**WORK TO COMPLETE:** Across all the lines below, how many contain the string "this"? Please reply with the number only.

**LISTING:**
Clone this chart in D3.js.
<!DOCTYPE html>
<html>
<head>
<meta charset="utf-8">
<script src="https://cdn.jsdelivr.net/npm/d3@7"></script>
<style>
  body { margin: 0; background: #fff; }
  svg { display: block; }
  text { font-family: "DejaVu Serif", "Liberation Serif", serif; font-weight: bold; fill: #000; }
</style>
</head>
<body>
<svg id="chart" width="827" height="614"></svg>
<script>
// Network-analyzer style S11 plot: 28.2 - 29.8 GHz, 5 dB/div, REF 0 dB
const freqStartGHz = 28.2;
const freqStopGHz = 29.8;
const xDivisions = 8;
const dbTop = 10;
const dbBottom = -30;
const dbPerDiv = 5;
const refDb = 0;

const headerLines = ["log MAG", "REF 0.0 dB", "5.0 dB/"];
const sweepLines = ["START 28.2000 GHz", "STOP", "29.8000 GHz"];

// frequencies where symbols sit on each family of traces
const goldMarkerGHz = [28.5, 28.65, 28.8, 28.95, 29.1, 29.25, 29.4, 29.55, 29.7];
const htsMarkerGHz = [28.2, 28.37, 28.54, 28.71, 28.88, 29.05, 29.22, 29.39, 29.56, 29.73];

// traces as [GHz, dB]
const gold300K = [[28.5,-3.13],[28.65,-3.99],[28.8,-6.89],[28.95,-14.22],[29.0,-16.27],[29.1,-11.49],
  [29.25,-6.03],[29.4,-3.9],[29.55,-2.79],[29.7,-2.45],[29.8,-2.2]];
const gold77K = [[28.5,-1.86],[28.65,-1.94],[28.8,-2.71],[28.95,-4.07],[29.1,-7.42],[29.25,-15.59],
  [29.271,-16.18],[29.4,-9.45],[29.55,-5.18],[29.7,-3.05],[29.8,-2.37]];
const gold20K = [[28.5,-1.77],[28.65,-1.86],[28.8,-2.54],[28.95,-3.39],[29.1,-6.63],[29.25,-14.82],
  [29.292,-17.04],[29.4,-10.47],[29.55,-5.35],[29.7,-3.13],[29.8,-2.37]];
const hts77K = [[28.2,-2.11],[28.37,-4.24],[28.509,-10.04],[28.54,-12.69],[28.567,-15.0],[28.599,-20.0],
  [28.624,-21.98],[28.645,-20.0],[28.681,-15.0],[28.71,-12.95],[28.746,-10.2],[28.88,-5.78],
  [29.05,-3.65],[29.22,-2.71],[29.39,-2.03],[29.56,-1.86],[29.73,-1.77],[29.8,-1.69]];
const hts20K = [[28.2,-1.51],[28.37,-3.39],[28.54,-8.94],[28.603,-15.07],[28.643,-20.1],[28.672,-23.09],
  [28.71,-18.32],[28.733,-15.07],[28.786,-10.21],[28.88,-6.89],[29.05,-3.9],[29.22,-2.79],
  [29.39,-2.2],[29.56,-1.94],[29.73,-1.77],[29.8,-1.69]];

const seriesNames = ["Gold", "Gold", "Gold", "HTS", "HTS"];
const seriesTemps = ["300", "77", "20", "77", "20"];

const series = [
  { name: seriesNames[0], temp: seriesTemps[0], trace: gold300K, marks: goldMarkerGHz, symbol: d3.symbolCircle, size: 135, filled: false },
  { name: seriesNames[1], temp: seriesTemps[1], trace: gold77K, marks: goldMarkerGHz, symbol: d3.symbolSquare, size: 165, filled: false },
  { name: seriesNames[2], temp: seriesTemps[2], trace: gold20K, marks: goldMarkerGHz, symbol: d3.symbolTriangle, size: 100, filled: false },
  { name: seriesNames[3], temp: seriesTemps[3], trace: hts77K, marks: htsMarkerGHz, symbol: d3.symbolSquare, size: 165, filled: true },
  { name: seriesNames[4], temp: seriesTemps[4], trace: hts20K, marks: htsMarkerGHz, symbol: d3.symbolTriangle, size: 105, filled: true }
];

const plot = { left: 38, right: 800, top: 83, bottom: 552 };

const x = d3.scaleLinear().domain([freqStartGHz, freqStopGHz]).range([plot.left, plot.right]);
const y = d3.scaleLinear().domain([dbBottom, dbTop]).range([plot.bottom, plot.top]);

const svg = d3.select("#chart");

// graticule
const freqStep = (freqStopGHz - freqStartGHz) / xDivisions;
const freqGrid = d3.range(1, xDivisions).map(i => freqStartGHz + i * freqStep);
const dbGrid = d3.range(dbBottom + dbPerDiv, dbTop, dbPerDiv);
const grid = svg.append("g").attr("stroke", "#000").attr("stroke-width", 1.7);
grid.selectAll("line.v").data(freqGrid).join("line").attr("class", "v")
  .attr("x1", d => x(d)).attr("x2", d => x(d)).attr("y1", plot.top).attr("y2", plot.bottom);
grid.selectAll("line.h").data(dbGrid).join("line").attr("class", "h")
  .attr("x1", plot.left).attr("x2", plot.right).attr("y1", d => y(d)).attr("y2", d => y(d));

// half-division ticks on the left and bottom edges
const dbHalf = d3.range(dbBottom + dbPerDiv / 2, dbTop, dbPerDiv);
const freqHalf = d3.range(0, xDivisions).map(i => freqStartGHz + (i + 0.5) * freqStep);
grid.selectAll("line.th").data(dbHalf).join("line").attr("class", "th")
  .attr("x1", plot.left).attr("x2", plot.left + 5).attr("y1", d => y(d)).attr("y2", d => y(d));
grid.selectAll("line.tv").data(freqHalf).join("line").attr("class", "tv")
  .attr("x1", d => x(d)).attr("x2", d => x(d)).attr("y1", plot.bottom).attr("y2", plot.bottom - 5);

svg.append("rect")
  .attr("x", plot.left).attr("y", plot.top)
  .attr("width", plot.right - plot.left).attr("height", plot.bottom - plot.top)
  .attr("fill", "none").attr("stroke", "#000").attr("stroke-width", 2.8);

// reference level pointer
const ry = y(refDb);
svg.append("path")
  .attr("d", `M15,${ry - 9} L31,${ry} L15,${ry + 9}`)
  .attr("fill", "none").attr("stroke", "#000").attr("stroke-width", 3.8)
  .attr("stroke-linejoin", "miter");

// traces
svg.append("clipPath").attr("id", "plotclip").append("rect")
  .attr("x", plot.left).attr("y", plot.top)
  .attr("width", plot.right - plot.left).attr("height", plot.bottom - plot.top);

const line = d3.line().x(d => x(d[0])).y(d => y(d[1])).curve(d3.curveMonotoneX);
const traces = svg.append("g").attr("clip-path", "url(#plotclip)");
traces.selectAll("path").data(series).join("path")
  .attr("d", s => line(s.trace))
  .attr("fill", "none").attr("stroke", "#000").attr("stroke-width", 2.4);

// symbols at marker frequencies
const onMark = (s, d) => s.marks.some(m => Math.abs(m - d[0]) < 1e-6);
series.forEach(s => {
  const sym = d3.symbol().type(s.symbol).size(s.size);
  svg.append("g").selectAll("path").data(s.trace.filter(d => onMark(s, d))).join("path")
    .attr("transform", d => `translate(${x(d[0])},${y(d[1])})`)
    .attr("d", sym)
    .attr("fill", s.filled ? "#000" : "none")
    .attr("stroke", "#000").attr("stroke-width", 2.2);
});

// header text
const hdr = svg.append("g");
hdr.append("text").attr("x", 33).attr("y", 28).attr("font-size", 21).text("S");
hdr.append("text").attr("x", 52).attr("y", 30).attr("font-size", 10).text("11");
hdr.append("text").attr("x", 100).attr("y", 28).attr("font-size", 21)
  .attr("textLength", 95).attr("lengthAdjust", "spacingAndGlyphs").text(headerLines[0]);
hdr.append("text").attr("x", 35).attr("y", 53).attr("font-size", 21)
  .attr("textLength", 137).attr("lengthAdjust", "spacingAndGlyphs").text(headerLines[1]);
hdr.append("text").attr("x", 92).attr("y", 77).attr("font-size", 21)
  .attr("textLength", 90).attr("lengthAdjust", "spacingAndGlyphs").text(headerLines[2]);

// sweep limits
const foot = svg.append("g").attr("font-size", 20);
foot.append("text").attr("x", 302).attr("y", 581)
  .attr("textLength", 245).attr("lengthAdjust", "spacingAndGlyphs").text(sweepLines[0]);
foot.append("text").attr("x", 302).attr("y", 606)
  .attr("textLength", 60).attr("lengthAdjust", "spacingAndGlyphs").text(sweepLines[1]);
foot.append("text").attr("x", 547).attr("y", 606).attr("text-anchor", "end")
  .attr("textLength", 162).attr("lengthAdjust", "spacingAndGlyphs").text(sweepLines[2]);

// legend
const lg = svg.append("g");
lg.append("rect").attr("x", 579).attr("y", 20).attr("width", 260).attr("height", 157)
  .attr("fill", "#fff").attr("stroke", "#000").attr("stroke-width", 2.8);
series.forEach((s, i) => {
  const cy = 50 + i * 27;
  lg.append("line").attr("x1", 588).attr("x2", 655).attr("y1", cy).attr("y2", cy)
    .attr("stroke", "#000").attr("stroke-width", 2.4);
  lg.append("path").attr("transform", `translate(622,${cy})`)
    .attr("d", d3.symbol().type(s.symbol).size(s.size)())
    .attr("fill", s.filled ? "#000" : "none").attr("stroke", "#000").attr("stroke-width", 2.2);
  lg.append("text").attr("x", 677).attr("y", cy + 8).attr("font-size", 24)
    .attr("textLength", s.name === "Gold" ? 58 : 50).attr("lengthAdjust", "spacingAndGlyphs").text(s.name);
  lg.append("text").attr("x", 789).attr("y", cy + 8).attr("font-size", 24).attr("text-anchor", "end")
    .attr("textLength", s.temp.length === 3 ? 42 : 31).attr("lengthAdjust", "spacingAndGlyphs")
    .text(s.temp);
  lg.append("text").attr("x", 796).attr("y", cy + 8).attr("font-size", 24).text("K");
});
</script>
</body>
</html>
---
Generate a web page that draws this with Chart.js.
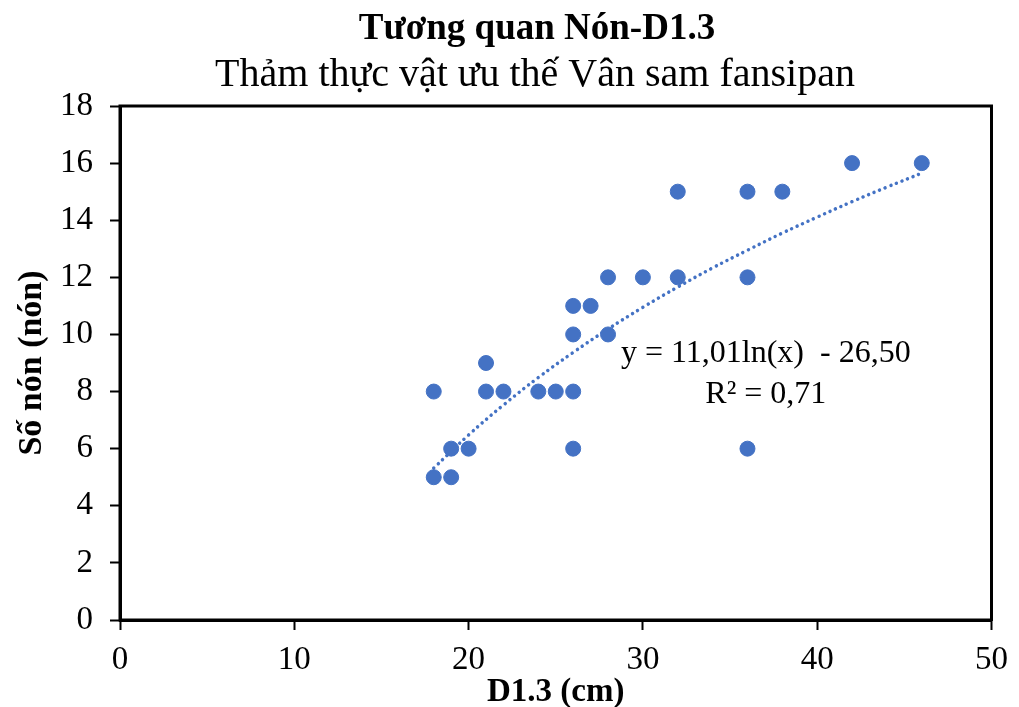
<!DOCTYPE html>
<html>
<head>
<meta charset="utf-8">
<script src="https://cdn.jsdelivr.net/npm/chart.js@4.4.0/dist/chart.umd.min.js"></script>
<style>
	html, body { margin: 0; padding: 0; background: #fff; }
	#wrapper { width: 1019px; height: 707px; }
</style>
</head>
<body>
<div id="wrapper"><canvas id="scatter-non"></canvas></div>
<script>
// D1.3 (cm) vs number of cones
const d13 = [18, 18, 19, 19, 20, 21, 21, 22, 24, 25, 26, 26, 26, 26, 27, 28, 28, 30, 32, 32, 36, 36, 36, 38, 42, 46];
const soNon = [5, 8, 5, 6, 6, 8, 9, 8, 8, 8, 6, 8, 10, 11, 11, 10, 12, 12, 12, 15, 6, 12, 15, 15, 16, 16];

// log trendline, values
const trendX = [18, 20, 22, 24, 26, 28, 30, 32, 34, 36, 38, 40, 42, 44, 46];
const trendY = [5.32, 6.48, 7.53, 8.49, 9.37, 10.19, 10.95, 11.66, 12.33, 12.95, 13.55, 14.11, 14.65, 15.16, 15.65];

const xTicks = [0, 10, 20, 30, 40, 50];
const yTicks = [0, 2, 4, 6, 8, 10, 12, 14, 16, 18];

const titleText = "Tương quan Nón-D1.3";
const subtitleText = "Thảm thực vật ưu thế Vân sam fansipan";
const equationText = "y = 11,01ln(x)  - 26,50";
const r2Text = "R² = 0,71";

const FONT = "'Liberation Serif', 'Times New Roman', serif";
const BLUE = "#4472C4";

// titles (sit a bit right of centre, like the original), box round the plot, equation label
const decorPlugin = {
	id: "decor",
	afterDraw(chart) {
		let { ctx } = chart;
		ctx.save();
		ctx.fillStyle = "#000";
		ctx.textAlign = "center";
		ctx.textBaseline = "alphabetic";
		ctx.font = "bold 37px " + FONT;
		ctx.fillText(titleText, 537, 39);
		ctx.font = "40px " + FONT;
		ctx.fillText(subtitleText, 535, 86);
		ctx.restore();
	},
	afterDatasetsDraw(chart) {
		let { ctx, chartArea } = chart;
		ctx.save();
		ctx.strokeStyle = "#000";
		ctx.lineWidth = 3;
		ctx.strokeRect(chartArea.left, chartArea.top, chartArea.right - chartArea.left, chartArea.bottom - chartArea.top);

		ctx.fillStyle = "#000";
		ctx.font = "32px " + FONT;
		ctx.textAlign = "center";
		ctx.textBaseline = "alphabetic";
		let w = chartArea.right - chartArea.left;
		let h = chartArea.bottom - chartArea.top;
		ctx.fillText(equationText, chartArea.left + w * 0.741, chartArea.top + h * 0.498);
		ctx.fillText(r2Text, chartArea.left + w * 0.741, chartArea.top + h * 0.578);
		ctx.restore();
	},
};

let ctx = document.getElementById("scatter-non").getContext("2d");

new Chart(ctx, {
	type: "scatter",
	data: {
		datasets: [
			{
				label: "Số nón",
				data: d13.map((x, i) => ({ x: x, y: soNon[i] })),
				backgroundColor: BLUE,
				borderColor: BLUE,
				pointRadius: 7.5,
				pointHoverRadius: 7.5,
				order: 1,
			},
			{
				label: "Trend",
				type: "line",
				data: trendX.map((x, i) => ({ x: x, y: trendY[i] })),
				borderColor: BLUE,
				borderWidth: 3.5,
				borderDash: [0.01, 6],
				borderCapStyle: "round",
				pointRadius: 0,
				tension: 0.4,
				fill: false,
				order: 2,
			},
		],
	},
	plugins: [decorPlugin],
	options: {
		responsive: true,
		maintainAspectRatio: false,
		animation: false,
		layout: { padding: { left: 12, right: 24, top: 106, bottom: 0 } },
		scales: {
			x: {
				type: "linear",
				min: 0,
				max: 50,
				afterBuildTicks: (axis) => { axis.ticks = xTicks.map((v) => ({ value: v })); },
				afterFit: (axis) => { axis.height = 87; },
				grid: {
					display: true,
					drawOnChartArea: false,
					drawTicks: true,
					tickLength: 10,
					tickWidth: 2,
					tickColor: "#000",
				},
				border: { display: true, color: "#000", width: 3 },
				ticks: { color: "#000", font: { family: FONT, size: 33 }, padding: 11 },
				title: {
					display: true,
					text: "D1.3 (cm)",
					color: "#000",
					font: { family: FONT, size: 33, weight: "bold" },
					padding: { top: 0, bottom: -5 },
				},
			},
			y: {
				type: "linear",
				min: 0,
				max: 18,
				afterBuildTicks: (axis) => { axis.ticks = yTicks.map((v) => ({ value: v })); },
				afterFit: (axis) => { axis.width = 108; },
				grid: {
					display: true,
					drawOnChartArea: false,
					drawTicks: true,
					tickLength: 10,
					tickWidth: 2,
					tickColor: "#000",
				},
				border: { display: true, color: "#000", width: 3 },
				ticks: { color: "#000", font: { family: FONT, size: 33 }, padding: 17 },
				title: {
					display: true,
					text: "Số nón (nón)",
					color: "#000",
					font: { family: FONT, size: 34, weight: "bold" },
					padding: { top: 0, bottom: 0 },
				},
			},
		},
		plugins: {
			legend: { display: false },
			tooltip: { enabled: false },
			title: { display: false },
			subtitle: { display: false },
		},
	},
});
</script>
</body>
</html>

**EXPECTED OUTPUT:** 2